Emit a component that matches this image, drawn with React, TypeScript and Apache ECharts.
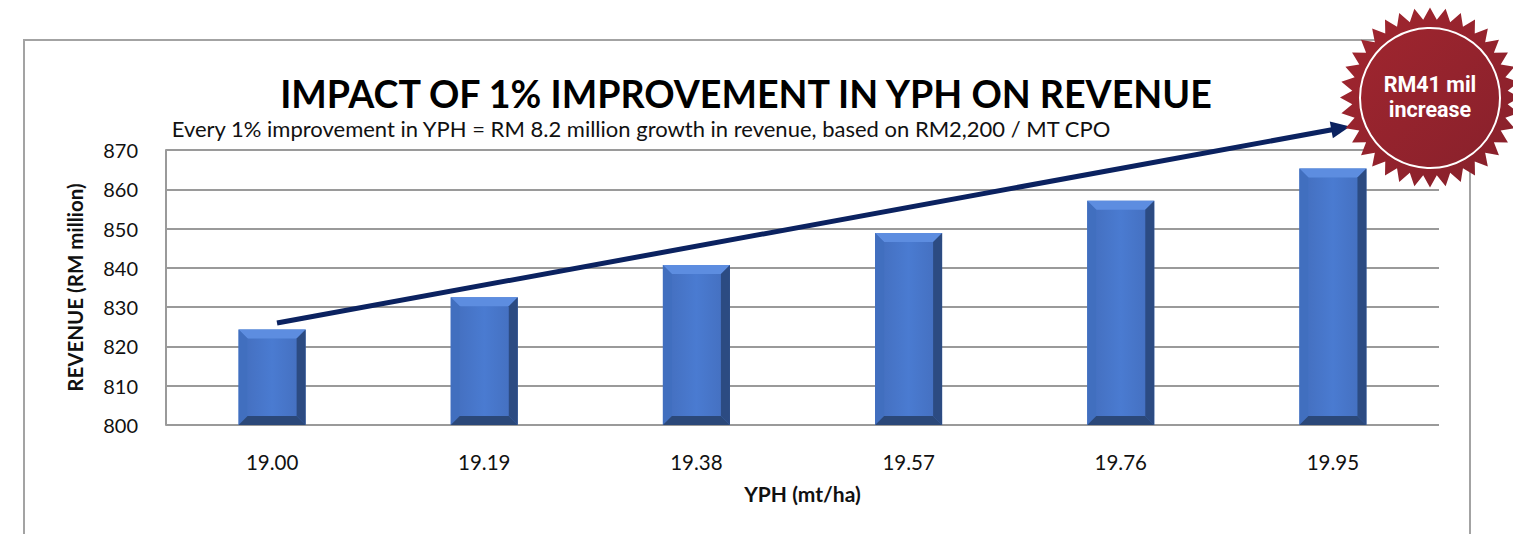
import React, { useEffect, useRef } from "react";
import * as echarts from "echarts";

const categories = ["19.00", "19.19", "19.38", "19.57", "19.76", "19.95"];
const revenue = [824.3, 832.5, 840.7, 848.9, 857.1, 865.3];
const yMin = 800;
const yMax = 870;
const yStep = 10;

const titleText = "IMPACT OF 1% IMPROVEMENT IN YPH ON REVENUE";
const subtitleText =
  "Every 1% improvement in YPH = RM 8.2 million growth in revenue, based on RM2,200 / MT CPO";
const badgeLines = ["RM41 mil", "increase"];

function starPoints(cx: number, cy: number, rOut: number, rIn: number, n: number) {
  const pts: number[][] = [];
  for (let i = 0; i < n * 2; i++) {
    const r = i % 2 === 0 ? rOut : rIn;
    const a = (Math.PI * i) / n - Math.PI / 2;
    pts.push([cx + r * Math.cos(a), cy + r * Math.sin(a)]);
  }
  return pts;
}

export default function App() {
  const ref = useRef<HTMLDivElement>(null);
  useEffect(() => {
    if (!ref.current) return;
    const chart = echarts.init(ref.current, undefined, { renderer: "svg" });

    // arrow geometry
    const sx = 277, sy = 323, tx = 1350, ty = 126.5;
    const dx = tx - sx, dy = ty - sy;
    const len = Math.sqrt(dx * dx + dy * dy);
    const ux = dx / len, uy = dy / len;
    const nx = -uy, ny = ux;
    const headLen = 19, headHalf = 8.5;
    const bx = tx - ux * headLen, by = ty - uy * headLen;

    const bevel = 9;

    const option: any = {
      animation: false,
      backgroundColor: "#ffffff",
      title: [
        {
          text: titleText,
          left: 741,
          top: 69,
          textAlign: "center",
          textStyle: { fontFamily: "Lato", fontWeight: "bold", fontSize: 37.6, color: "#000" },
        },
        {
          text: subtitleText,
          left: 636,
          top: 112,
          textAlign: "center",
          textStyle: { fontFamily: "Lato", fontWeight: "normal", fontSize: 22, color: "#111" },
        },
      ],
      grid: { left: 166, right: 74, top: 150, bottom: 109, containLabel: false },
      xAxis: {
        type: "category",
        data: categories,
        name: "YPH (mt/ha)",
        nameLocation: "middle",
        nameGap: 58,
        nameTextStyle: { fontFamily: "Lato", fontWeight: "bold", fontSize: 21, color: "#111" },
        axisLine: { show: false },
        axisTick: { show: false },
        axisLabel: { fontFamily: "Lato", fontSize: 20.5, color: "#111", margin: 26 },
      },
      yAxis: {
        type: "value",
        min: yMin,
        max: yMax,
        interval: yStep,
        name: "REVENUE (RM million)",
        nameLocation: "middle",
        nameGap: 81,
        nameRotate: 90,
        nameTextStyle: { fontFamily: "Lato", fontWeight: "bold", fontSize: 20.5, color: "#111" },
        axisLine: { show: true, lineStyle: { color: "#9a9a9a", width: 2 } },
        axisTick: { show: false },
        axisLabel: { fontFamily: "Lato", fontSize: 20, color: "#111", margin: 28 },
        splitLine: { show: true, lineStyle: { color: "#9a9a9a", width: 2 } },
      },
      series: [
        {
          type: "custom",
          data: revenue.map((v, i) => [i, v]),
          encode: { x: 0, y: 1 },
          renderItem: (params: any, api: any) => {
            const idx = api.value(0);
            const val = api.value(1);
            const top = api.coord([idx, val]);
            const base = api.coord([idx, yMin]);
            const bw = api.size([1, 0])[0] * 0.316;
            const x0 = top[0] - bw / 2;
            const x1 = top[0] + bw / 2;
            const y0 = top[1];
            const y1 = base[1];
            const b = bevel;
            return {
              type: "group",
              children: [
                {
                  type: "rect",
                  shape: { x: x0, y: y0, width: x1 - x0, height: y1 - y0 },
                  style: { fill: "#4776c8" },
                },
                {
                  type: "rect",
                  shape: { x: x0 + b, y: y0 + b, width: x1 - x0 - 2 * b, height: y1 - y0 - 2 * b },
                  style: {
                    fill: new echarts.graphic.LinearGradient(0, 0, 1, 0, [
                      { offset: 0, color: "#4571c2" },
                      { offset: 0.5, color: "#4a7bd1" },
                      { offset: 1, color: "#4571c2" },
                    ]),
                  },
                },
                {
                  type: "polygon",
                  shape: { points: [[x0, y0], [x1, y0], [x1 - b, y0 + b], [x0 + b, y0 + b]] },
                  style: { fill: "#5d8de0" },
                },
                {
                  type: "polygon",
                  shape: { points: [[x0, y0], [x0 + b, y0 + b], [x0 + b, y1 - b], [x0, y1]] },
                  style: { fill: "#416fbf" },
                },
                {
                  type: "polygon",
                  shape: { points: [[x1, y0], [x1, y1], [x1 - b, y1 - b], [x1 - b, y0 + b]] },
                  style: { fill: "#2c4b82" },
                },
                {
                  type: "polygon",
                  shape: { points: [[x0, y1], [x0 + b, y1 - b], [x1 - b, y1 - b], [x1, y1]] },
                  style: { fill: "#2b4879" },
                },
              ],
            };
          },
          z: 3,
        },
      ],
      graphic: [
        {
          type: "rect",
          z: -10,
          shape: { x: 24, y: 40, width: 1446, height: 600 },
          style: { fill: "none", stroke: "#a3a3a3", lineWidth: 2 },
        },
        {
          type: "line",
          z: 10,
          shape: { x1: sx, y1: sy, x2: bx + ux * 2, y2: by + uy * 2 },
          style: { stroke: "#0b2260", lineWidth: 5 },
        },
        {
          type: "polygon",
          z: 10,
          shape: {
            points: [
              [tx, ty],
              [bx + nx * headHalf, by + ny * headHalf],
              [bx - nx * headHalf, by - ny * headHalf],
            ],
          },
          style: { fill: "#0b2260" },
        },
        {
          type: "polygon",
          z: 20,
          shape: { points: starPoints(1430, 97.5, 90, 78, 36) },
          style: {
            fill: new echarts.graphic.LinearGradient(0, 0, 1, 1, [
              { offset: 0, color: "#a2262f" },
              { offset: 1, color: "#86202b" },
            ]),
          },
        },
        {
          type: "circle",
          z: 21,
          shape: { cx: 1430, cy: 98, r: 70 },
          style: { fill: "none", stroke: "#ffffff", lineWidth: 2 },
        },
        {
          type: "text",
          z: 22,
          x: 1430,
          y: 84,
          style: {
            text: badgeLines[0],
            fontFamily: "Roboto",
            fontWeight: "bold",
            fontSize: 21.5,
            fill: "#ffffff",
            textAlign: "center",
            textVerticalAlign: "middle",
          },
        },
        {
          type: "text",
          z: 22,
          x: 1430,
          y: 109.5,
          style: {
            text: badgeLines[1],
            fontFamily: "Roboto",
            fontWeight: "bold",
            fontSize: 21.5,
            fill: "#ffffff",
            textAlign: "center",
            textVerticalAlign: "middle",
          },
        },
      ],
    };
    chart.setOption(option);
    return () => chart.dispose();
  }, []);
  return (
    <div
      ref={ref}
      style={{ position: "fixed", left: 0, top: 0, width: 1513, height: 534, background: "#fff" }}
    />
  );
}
- - -
What is expected -
Working from the listing above, pick out every line that has "React" and copy it.

Written response -
Emit a component that matches this image, drawn with React, TypeScript and Apache ECharts.
import React, { useEffect, useRef } from "react";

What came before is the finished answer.